Jabeur on what's changed since Roland Garros: "I don't like to make the mistake twice. I learned a lot from the first round in Roland Garros. Obviously everything feels different here. I feel more ready. Starting Monday, not Sunday, is much better for me. Scheduling, playing few matches, just get the perfect amount of playing on grass was great.
"Plus, you know, gaining more confidence playing along Serena [in Eastbourne doubles] also helped me with the great attitude on the court. [To] start to be a leader on the court. That's what I'm trying to do. Trying to have that attitude."
Jabeur on the process of dealing with pressure: "Serena picked me. I mean, that's a huge honor, great pressure for me to feel it. I feel like maybe two or three years ago, if she did the same thing, I would have played horribly and not been able to handle that kind of pressure. But now I feel like it was the right time that I play with someone like Serena.
"[On court], last time I was thinking about pressure, it didn't work very well for me. I'm trying to handle it. The learning: obviously I've never been in this situation before. I was joking with [Novak] Djokovic. I told him, 'Give me some of the touch to win Wimbledon.' I was stealing it.
"Obviously I want to turn that great pressure into great things on the court. Like I said, I just want to be like a great leader."
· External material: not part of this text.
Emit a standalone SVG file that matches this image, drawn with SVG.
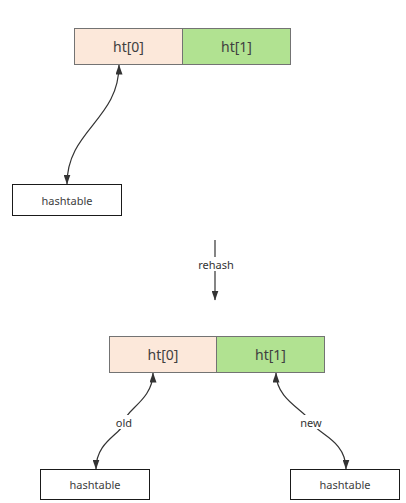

Riske-Amritraj, Chwalinska post opening wins
No.28 seed Alison Riske-Amritraj posted the first victory of this year's Championships, defeating Ylena In-Albon 6-2, 6-4 in 66 minutes. The American, a quarterfinalist here in 2019 and finalist in Nottingham three weeks ago, tallied 26 winners to only 15 unforced errors, and won 20 of 32 points at net.
Riske-Amritraj will next face qualifier Maja Chwalinska, 20, who also delivered a grass-court masterclass in her first ever Grand Slam main draw match. This time last year, the Pole announced that she was taking an indefinite break from the sport due to depression. But her beguiling web of spins and slices was on top form to overcome Katerina Siniakova 6-0, 7-5 to notch her first career Top 100 win.
Chwalinska was unable to serve out the match at 5-3 in the second set, but triumphed in a four-deuce final game, converting her third match point as a forehand slice elicited a Siniakova error.